Get on with it: I am avoiding talking about what I intend to write about. The theme for this edition of the BC Organic Grower is: Seeding Wisdom: Collaboration & Relationships. Suitable seed beds are necessary for successful seeding and blah blah blah extend the metaphor yourself.
Uncomfortably for me, certain sage seeds are right now being deliberately picked out and set aside and the chickens have come home to roost in the form of cull potatoes.
For if there is one bit of wisdom a Biodynamic (or any) farmer would share, it would quite possibly be: keep cows. Cows process things like grass and cull potatoes into valuable usefulness. Grass and cull potatoes might otherwise be useless clutter. Cull potatoes, for example, claim valuable space, bins, and effort, and on a seed potato farm they need to be disposed of so thoroughly that they won’t regrow. Cows excel at this task, daily devouring large volumes in slobbery bliss. Well, we don’t have cows right now and we aren’t getting cows anytime soon. Ergo, wisdom kicked to the curb, problem still exists and getting bigger.
Now I have to build a compost heap that will digest potatoes. The plan is to layer potatoes, old hay, and dirt all winter long. The potatoes will, I think, freeze and thaw a few times in there and turn to mush.
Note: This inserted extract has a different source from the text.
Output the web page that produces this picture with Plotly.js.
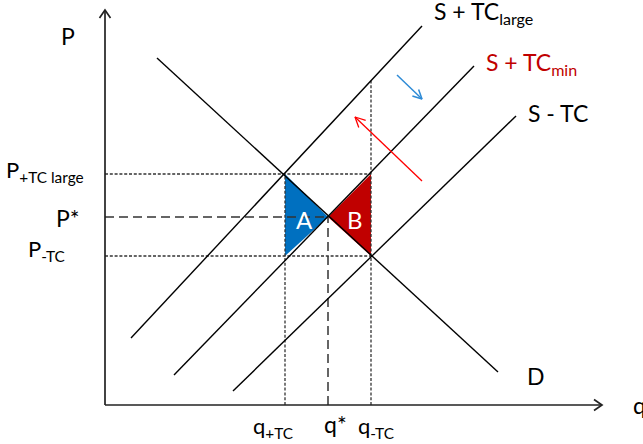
<!DOCTYPE html>
<html>
<head>
<meta charset="utf-8">
<script src="https://cdn.plot.ly/plotly-3.0.1.min.js"></script>
<style>html,body{margin:0;padding:0;background:#fff;}#chart{width:643px;height:444px;}</style>
</head>
<body>
<div id="chart"></div>
<script>
// ---- data (economic units: quantity q, price P) ----
const demandQ = [52, 393];
const demandP = [347, 33];
const supplyLargeQ = [26, 317];
const supplyLargeP = [67, 379];
const supplyMinQ = [69, 369];
const supplyMinP = [30, 339];
const supplyMinusQ = [128, 411];
const supplyMinusP = [14, 289];

const qTicks = [180, 223, 266];
const qTickLabels = ['q<sub>+TC</sub>', 'q*', 'q<sub>-TC</sub>'];
const pTicks = [231, 188, 149];
const pTickLabels = ['P<sub>+TC large</sub>', 'P*', 'P<sub>-TC</sub>'];

const areaAQ = [180, 180, 223];
const areaAP = [231, 149, 188];
const areaBQ = [266, 266, 223];
const areaBP = [231, 149, 188];

const shiftDownQ = [292, 317];
const shiftDownP = [330, 306];
const shiftUpQ = [317, 250];
const shiftUpP = [224, 288];

const axisMaxQ = 497;
const axisMaxP = 395;

// ---- helpers ----
function lineAt(qs, ps, q) { return ps[0] + (ps[1] - ps[0]) * (q - qs[0]) / (qs[1] - qs[0]); }

const black = '#000000';
const traces = [];

function seg(x, y, color, width, dash) {
  traces.push({x: x, y: y, mode: 'lines', type: 'scatter', hoverinfo: 'skip',
    line: {color: color, width: width, dash: dash || 'solid'}});
}
// straight arrow with open V head (1 axis unit = 1 px on both axes)
function arrowLine(x0, y0, x1, y1, color, width, len, half) {
  seg([x0, x1], [y0, y1], color, width);
  const dx = x1 - x0, dy = y1 - y0, L = Math.hypot(dx, dy);
  const ux = dx / L, uy = dy / L, nx = -uy, ny = ux;
  const bx = x1 - ux * len, by = y1 - uy * len;
  traces.push({x: [bx + nx * half, x1, bx - nx * half], y: [by + ny * half, y1, by - ny * half],
    mode: 'lines', type: 'scatter', hoverinfo: 'skip',
    line: {color: color, width: width, join: 'miter'}});
}

// triangles
traces.push({x: areaAQ, y: areaAP, type: 'scatter', mode: 'lines', fill: 'toself',
  fillcolor: '#0070C0', line: {width: 0, color: '#0070C0'}, hoverinfo: 'skip'});
traces.push({x: areaBQ, y: areaBP, type: 'scatter', mode: 'lines', fill: 'toself',
  fillcolor: '#C00000', line: {width: 0, color: '#C00000'}, hoverinfo: 'skip'});

// guide lines
const shortDash = '3px,1.8px';
const longDash = '9px,5px';
const guideColor = '#333333';
seg([0, qTicks[2]], [pTicks[0], pTicks[0]], guideColor, 1.3, shortDash);
seg([0, qTicks[1]], [pTicks[1], pTicks[1]], guideColor, 1.5, longDash);
seg([0, qTicks[2]], [pTicks[2], pTicks[2]], guideColor, 1.3, shortDash);
seg([qTicks[0], qTicks[0]], [0, pTicks[0]], guideColor, 1.3, shortDash);
seg([qTicks[1], qTicks[1]], [0, pTicks[1]], guideColor, 1.5, longDash);
seg([qTicks[2], qTicks[2]], [0, lineAt(supplyLargeQ, supplyLargeP, qTicks[2])], guideColor, 1.3, shortDash);

// curves
seg(demandQ, demandP, black, 1.4);
seg(supplyLargeQ, supplyLargeP, black, 1.4);
seg(supplyMinQ, supplyMinP, black, 1.4);
seg(supplyMinusQ, supplyMinusP, black, 1.4);

// axes
arrowLine(0, 0, 0, axisMaxP, '#222222', 1.7, 8, 5.5);
arrowLine(0, 0, axisMaxQ, 0, '#222222', 1.7, 8, 5.5);

// shift arrows
arrowLine(shiftDownQ[0], shiftDownP[0], shiftDownQ[1], shiftDownP[1], '#2E8BD6', 1.5, 9, 4.5);
arrowLine(shiftUpQ[0], shiftUpP[0], shiftUpQ[1], shiftUpP[1], '#FF0000', 1.3, 10, 5);

const FONT = 'Lato, "Open Sans", sans-serif';
const ann = [];
function label(text, x, y, xanchor, size, color) {
  ann.push({x: x, y: y, xref: 'x', yref: 'y', text: text, showarrow: false,
    xanchor: xanchor, yanchor: 'middle', font: {family: FONT, size: size, color: color || black}});
}

// axis labels
label('P', -37, 369, 'center', 23);
label('q', 526, 0, 'left', 23);

// tick labels
label(pTickLabels[0], -19, pTicks[0] + 3, 'right', 22);
label(pTickLabels[1], -23, pTicks[1] - 1, 'right', 23);
label(pTickLabels[2], -38, pTicks[2] + 6, 'right', 22);
label(qTickLabels[0], qTicks[0] - 12, -22, 'center', 22);
label(qTickLabels[1], qTicks[1] + 7, -19, 'center', 23);
label(qTickLabels[2], qTicks[2] + 5, -22, 'center', 22);

// curve labels
label('S + TC<sub>large</sub>', 327, 393, 'left', 23);
label('S + TC<sub>min</sub>', 379, 342, 'left', 23, '#C00000');
label('S - TC', 421, 292, 'left', 23);
label('D', 431, 29, 'center', 23);

// area labels
label('A', 199, 186, 'center', 24, '#ffffff');
label('B', 250, 186, 'center', 24, '#ffffff');

const layout = {
  width: 643, height: 444,
  margin: {l: 0, r: 0, t: 0, b: 0, pad: 0},
  paper_bgcolor: '#ffffff', plot_bgcolor: '#ffffff',
  showlegend: false,
  xaxis: {range: [-105, 538], visible: false, fixedrange: true},
  yaxis: {range: [-39, 405], visible: false, fixedrange: true},
  annotations: ann
};
Plotly.newPlot('chart', traces, layout, {displayModeBar: false, staticPlot: true});
</script>
</body>
</html>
I hope the hay will create some pathways through that muck before it totally rots too, which will allow air, worms, microbes, and fungi to spread through and decompose everything. This is not a scientific explanation of what will happen.
No one is coming to me for scientific wisdom, right? Just checking.
I have some other things to throw in there: eggshells that I have been accumulating all summer, and, of course, Biodynamic Preparations 502-507. In the spring, once the root-houses are cleared of potatoes, perhaps the nettles will be up and I’ll cover the pile with all I can get. Finally, in a nod to the wise Biodynamic practice of a million farmers in India, I’ll cap it with a layer of fresh cow dung.
This is the step I am most excited about. I just miss so much the smell of fresh, happy cow manure and I am poised to poach the poop of a few local herds. One of them grazes on an airy grassy knoll with a stupendous view of the local massif, Mount Currie. Surely cows with that perspective will produce some very energizing manure. Another is the herd of a valued mentor. She is the one who taught me that if you don’t want to get behind in farming, you have to do a farming job every day. Even when you don’t want to. Even when there is a thunder-snow rainstorm going on. Especially then.
I am going to spread this manure by hand. That’s how it’s done.
Anna Helmer is going into winter in the Pemberton Valley with no lack of plans.